**Given information**
********

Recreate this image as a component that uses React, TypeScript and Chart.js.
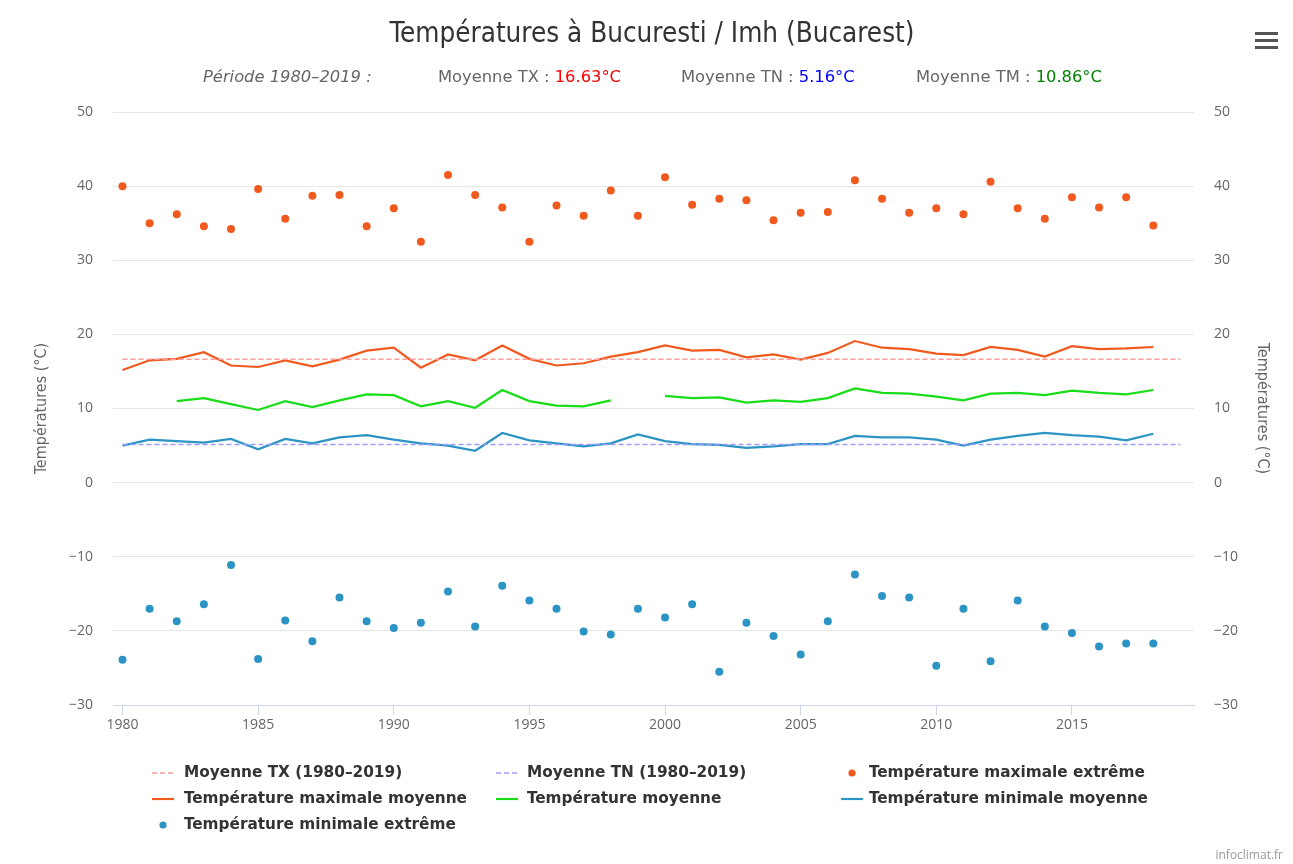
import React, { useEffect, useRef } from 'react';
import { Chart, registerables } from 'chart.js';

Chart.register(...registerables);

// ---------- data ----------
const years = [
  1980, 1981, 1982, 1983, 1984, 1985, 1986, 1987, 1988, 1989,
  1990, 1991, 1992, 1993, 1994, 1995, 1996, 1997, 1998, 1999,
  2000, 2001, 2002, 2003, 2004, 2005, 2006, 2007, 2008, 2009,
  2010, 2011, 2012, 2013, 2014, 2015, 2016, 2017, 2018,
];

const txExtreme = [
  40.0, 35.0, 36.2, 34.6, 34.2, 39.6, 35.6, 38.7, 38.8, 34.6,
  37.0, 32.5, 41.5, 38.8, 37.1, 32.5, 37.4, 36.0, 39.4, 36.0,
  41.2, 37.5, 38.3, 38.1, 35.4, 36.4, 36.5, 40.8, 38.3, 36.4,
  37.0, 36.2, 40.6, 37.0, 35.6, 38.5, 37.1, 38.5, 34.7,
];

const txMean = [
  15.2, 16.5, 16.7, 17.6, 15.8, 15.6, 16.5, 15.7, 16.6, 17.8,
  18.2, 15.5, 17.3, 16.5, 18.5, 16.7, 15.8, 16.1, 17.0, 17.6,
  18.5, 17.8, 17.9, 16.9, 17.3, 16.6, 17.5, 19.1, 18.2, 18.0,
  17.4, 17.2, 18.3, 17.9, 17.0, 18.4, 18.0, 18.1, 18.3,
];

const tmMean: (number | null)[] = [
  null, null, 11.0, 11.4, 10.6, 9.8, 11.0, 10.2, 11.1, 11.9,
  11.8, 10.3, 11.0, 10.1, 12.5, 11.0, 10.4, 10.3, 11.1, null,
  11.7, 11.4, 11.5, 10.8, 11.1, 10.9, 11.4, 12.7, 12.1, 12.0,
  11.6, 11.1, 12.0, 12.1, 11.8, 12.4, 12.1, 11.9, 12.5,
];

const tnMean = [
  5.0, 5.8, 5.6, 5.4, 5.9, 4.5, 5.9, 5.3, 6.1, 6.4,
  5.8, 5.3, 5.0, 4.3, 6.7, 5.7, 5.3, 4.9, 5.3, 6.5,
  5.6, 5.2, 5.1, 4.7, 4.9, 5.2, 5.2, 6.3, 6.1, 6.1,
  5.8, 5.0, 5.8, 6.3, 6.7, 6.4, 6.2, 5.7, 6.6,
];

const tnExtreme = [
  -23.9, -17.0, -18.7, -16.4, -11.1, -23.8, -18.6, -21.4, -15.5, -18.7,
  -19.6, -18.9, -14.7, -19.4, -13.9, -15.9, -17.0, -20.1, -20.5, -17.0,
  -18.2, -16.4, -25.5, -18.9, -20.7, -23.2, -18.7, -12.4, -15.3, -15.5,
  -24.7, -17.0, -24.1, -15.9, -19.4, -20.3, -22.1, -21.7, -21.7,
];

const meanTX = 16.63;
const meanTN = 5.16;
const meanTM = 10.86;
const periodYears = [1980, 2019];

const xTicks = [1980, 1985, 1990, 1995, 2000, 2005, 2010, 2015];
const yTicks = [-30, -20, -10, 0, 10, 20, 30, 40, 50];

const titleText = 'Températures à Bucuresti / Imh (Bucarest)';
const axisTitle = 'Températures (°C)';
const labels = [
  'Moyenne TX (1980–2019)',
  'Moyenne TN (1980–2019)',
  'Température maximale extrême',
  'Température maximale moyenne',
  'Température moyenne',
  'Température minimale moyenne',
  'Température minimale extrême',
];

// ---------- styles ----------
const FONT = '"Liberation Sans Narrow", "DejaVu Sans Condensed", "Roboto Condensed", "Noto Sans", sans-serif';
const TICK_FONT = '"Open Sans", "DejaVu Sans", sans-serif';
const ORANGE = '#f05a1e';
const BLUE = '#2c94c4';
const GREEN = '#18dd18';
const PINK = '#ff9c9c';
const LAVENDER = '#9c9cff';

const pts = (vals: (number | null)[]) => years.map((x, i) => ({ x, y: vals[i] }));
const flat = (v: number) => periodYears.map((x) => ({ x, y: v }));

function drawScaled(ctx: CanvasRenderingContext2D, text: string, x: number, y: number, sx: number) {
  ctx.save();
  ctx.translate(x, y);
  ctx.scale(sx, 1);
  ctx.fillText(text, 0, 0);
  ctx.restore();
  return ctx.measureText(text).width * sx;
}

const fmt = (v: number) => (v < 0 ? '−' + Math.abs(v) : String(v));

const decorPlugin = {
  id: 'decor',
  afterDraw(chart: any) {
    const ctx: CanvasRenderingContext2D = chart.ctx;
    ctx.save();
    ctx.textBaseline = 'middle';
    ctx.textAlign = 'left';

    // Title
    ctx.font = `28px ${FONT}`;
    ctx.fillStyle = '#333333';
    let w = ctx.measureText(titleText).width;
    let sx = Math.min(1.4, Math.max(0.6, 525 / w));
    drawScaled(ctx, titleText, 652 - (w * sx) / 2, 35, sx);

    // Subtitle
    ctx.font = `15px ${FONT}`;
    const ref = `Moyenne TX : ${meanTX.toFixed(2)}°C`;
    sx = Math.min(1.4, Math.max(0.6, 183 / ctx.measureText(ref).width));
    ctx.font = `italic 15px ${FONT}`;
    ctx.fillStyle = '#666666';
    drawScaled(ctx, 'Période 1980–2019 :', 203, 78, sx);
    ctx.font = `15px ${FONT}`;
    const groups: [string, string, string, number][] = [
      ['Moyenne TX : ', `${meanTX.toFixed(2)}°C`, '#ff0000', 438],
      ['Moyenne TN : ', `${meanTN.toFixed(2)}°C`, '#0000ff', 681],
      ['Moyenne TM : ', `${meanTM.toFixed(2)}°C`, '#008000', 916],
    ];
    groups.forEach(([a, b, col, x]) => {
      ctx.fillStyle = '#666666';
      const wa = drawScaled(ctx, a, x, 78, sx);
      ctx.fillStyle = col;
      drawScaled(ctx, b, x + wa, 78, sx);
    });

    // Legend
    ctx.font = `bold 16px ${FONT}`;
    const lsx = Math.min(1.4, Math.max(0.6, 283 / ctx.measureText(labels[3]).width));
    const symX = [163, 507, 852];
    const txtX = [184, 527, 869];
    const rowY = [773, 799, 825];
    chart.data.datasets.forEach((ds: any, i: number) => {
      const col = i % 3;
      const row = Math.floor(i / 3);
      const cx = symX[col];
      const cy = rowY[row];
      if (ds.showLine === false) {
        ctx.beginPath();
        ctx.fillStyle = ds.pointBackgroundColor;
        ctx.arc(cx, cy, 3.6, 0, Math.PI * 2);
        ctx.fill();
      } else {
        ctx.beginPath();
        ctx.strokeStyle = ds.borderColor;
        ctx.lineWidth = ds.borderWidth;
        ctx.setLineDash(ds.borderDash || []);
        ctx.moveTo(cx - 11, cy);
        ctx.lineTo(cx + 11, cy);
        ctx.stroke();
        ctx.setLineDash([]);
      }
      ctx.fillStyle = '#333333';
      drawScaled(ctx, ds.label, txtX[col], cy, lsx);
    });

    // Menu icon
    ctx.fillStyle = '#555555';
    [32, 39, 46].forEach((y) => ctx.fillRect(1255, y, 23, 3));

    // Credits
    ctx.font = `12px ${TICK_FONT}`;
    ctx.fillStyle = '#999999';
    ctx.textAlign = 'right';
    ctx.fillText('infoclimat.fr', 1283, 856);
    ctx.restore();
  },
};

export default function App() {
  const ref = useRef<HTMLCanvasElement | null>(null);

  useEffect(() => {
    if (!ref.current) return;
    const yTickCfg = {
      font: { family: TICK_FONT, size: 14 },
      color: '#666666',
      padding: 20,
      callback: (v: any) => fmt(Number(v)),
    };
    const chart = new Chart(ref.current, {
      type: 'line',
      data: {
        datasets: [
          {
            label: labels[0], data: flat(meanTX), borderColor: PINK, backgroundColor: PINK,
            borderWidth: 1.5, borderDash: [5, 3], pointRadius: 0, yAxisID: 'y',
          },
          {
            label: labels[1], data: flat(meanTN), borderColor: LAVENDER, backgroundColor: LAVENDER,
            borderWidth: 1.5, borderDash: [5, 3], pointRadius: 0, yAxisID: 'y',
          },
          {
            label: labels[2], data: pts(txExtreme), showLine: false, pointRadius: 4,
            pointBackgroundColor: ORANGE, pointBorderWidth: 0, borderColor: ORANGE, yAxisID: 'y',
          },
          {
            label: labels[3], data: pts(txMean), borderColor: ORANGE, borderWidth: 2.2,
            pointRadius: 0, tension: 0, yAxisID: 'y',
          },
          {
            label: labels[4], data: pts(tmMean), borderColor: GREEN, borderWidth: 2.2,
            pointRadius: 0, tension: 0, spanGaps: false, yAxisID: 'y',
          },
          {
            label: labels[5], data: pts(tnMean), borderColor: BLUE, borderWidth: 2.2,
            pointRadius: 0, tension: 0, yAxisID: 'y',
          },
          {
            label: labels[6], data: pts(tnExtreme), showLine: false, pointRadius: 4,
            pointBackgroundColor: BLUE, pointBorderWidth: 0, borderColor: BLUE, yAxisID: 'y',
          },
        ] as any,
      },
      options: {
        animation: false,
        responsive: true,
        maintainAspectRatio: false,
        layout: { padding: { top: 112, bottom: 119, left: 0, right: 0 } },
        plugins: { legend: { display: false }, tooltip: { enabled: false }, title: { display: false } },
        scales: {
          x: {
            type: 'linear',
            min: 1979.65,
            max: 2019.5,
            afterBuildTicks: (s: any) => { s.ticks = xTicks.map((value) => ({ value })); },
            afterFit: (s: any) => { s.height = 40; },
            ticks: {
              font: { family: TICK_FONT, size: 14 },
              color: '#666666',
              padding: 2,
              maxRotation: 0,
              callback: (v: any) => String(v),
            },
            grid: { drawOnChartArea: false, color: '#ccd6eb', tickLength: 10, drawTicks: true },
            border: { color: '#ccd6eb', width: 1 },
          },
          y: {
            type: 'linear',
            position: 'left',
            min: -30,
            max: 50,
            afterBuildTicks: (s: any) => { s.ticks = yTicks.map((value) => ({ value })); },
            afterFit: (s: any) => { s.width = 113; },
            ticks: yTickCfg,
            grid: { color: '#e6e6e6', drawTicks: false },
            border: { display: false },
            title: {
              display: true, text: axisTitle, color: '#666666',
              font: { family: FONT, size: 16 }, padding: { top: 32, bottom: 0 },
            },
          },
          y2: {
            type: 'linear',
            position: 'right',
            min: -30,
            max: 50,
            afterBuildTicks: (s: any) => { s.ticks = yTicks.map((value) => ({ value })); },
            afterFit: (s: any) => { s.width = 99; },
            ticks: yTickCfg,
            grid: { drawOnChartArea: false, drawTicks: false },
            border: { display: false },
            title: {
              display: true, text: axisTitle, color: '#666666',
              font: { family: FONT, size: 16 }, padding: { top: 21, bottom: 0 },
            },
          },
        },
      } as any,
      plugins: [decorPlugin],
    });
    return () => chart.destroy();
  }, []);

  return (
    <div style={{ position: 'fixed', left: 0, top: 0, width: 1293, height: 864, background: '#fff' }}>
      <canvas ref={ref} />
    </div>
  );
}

********

**Your instructions**
Could the lines from the top of the material through the line with "Chart.register(...registerables);" be repeated exactly, pictures left out?

**Exercise response**
Recreate this image as a component that uses React, TypeScript and Chart.js.
import React, { useEffect, useRef } from 'react';
import { Chart, registerables } from 'chart.js';

Chart.register(...registerables);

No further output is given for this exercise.